*What needs to be done*: Quote the records that follow in full, leaving the pictures out.

Rows from a dataset of charts and code
— BEGIN —

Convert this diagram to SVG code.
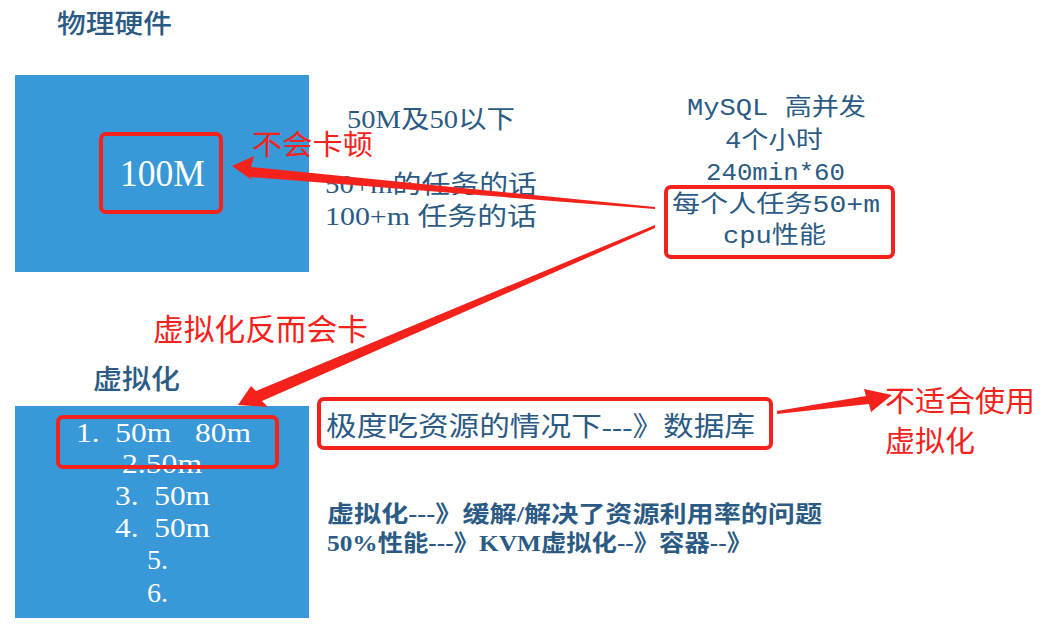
<svg xmlns="http://www.w3.org/2000/svg" width="1054" height="625" viewBox="0 0 1054 625">
<style>
.box{fill:#3898d8;}
.hl{fill:none;stroke:#f5221b;stroke-width:4;}
.t{font-family:"Liberation Serif","Noto Sans CJK SC",serif;fill:#2b5b84;}
.m{font-family:"Liberation Mono","Noto Sans CJK SC",monospace;fill:#2b5b84;}
.w{font-family:"Liberation Serif","Noto Sans CJK SC",serif;fill:#ffffff;white-space:pre;}
.r{font-family:"Noto Sans CJK SC",sans-serif;fill:#f5221b;}
.arrow{fill:#f5221b;}
</style>
<rect width="1054" height="625" fill="#ffffff"/>
<g id="title-physical">
<text class="t" x="57" y="33" font-size="26" font-weight="500" textLength="115" lengthAdjust="spacingAndGlyphs">物理硬件</text>
</g>
<g id="physical-box">
<rect class="box" x="15" y="75" width="294" height="197"/>
<rect class="hl" x="101" y="134" width="120" height="78" rx="5"/>
<text class="w" x="120" y="186" font-size="38" textLength="85" lengthAdjust="spacingAndGlyphs">100M</text>
</g>
<g id="label-nolag">
<text class="r" x="252" y="155" font-size="28" textLength="121" lengthAdjust="spacingAndGlyphs">不会卡顿</text>
</g>
<g id="physical-notes">
<text class="t" x="347" y="128" font-size="25" textLength="168" lengthAdjust="spacingAndGlyphs">50M及50以下</text>
<text class="t" x="325" y="193" font-size="25" textLength="212" lengthAdjust="spacingAndGlyphs">50+m的任务的话</text>
<text class="t" x="325" y="225" font-size="25" textLength="212" lengthAdjust="spacingAndGlyphs">100+m 任务的话</text>
</g>
<g id="mysql-notes">
<text class="m" x="687" y="115" font-size="24" textLength="179" lengthAdjust="spacingAndGlyphs">MySQL 高并发</text>
<text class="m" x="725" y="148" font-size="24" textLength="98" lengthAdjust="spacingAndGlyphs">4个小时</text>
<text class="m" x="706" y="180" font-size="24" textLength="139" lengthAdjust="spacingAndGlyphs">240min*60</text>
<rect class="hl" x="666" y="187" width="227" height="70" rx="5"/>
<text class="m" x="672" y="212" font-size="24" textLength="208" lengthAdjust="spacingAndGlyphs">每个人任务50+m</text>
<text class="m" x="723" y="243" font-size="24" textLength="103" lengthAdjust="spacingAndGlyphs">cpu性能</text>
</g>
<g id="label-virtlag">
<text class="r" x="153" y="340" font-size="30" textLength="215" lengthAdjust="spacingAndGlyphs">虚拟化反而会卡</text>
</g>
<g id="title-virtual">
<text class="t" x="93" y="389" font-size="27" font-weight="500" textLength="87" lengthAdjust="spacingAndGlyphs">虚拟化</text>
</g>
<g id="virtual-box">
<rect class="box" x="15" y="406" width="294" height="212"/>
<text class="w" xml:space="preserve" x="76" y="442" font-size="28" textLength="175" lengthAdjust="spacingAndGlyphs">1.  50m   80m</text>
<text class="w" x="122" y="473" font-size="28" textLength="80" lengthAdjust="spacingAndGlyphs">2.50m</text>
<text class="w" xml:space="preserve" x="115" y="505" font-size="28" textLength="95" lengthAdjust="spacingAndGlyphs">3.  50m</text>
<text class="w" xml:space="preserve" x="115" y="537" font-size="28" textLength="95" lengthAdjust="spacingAndGlyphs">4.  50m</text>
<text class="w" x="147" y="569" font-size="28" textLength="21" lengthAdjust="spacingAndGlyphs">5.</text>
<text class="w" x="147" y="602" font-size="28" textLength="21" lengthAdjust="spacingAndGlyphs">6.</text>
<rect class="hl" x="58" y="417" width="219" height="50" rx="5"/>
</g>
<g id="database-note">
<rect class="hl" x="319" y="399" width="452" height="49" rx="5"/>
<text class="t" x="326" y="436" font-size="27" textLength="429" lengthAdjust="spacingAndGlyphs">极度吃资源的情况下---》数据库</text>
</g>
<g id="label-unsuitable">
<text class="r" x="885" y="412" font-size="29" textLength="150" lengthAdjust="spacingAndGlyphs">不适合使用</text>
<text class="r" x="885" y="452" font-size="29" textLength="90" lengthAdjust="spacingAndGlyphs">虚拟化</text>
</g>
<g id="summary">
<text class="t" x="327" y="522" font-size="23" font-weight="bold" textLength="495" lengthAdjust="spacingAndGlyphs">虚拟化---》缓解/解决了资源利用率的问题</text>
<text class="t" x="327" y="551" font-size="23" font-weight="bold" textLength="425" lengthAdjust="spacingAndGlyphs">50%性能---》KVM虚拟化--》容器--》</text>
</g>
<g id="connectors">
<polygon class="arrow" points="232,166 254,156 251,167 655,207 655,209 250,177 252,180"/>
<polygon class="arrow" points="238,405 251,386 256,391 655,225 655,228 262,401 268,407"/>
<polygon class="arrow" points="777,411 866,396 864,389 892,395 871,412 869,404 777,414"/>
</g>
</svg>
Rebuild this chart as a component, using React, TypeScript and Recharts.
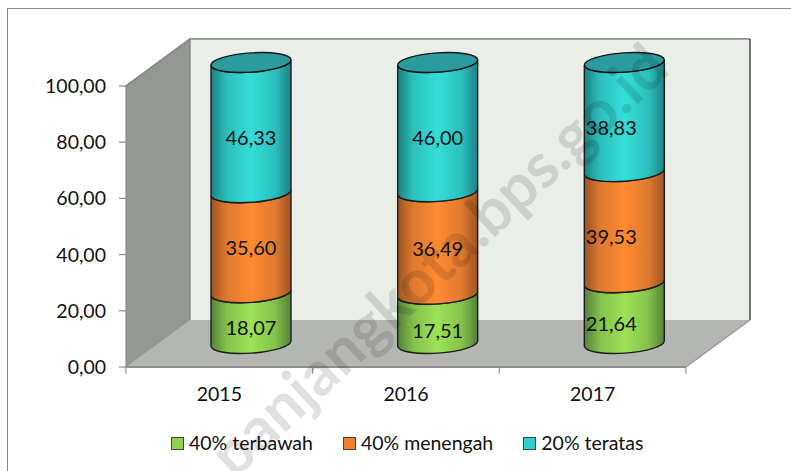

— END —

*Final result*:
Convert this diagram to SVG code.
<svg xmlns="http://www.w3.org/2000/svg" width="1054" height="625" viewBox="0 0 1054 625">
<style>
.box{fill:#3898d8;}
.hl{fill:none;stroke:#f5221b;stroke-width:4;}
.t{font-family:"Liberation Serif","Noto Sans CJK SC",serif;fill:#2b5b84;}
.m{font-family:"Liberation Mono","Noto Sans CJK SC",monospace;fill:#2b5b84;}
.w{font-family:"Liberation Serif","Noto Sans CJK SC",serif;fill:#ffffff;white-space:pre;}
.r{font-family:"Noto Sans CJK SC",sans-serif;fill:#f5221b;}
.arrow{fill:#f5221b;}
</style>
<rect width="1054" height="625" fill="#ffffff"/>
<g id="title-physical">
<text class="t" x="57" y="33" font-size="26" font-weight="500" textLength="115" lengthAdjust="spacingAndGlyphs">物理硬件</text>
</g>
<g id="physical-box">
<rect class="box" x="15" y="75" width="294" height="197"/>
<rect class="hl" x="101" y="134" width="120" height="78" rx="5"/>
<text class="w" x="120" y="186" font-size="38" textLength="85" lengthAdjust="spacingAndGlyphs">100M</text>
</g>
<g id="label-nolag">
<text class="r" x="252" y="155" font-size="28" textLength="121" lengthAdjust="spacingAndGlyphs">不会卡顿</text>
</g>
<g id="physical-notes">
<text class="t" x="347" y="128" font-size="25" textLength="168" lengthAdjust="spacingAndGlyphs">50M及50以下</text>
<text class="t" x="325" y="193" font-size="25" textLength="212" lengthAdjust="spacingAndGlyphs">50+m的任务的话</text>
<text class="t" x="325" y="225" font-size="25" textLength="212" lengthAdjust="spacingAndGlyphs">100+m 任务的话</text>
</g>
<g id="mysql-notes">
<text class="m" x="687" y="115" font-size="24" textLength="179" lengthAdjust="spacingAndGlyphs">MySQL 高并发</text>
<text class="m" x="725" y="148" font-size="24" textLength="98" lengthAdjust="spacingAndGlyphs">4个小时</text>
<text class="m" x="706" y="180" font-size="24" textLength="139" lengthAdjust="spacingAndGlyphs">240min*60</text>
<rect class="hl" x="666" y="187" width="227" height="70" rx="5"/>
<text class="m" x="672" y="212" font-size="24" textLength="208" lengthAdjust="spacingAndGlyphs">每个人任务50+m</text>
<text class="m" x="723" y="243" font-size="24" textLength="103" lengthAdjust="spacingAndGlyphs">cpu性能</text>
</g>
<g id="label-virtlag">
<text class="r" x="153" y="340" font-size="30" textLength="215" lengthAdjust="spacingAndGlyphs">虚拟化反而会卡</text>
</g>
<g id="title-virtual">
<text class="t" x="93" y="389" font-size="27" font-weight="500" textLength="87" lengthAdjust="spacingAndGlyphs">虚拟化</text>
</g>
<g id="virtual-box">
<rect class="box" x="15" y="406" width="294" height="212"/>
<text class="w" xml:space="preserve" x="76" y="442" font-size="28" textLength="175" lengthAdjust="spacingAndGlyphs">1.  50m   80m</text>
<text class="w" x="122" y="473" font-size="28" textLength="80" lengthAdjust="spacingAndGlyphs">2.50m</text>
<text class="w" xml:space="preserve" x="115" y="505" font-size="28" textLength="95" lengthAdjust="spacingAndGlyphs">3.  50m</text>
<text class="w" xml:space="preserve" x="115" y="537" font-size="28" textLength="95" lengthAdjust="spacingAndGlyphs">4.  50m</text>
<text class="w" x="147" y="569" font-size="28" textLength="21" lengthAdjust="spacingAndGlyphs">5.</text>
<text class="w" x="147" y="602" font-size="28" textLength="21" lengthAdjust="spacingAndGlyphs">6.</text>
<rect class="hl" x="58" y="417" width="219" height="50" rx="5"/>
</g>
<g id="database-note">
<rect class="hl" x="319" y="399" width="452" height="49" rx="5"/>
<text class="t" x="326" y="436" font-size="27" textLength="429" lengthAdjust="spacingAndGlyphs">极度吃资源的情况下---》数据库</text>
</g>
<g id="label-unsuitable">
<text class="r" x="885" y="412" font-size="29" textLength="150" lengthAdjust="spacingAndGlyphs">不适合使用</text>
<text class="r" x="885" y="452" font-size="29" textLength="90" lengthAdjust="spacingAndGlyphs">虚拟化</text>
</g>
<g id="summary">
<text class="t" x="327" y="522" font-size="23" font-weight="bold" textLength="495" lengthAdjust="spacingAndGlyphs">虚拟化---》缓解/解决了资源利用率的问题</text>
<text class="t" x="327" y="551" font-size="23" font-weight="bold" textLength="425" lengthAdjust="spacingAndGlyphs">50%性能---》KVM虚拟化--》容器--》</text>
</g>
<g id="connectors">
<polygon class="arrow" points="232,166 254,156 251,167 655,207 655,209 250,177 252,180"/>
<polygon class="arrow" points="238,405 251,386 256,391 655,225 655,228 262,401 268,407"/>
<polygon class="arrow" points="777,411 866,396 864,389 892,395 871,412 869,404 777,414"/>
</g>
</svg>
Rebuild this chart as a component, using React, TypeScript and Recharts.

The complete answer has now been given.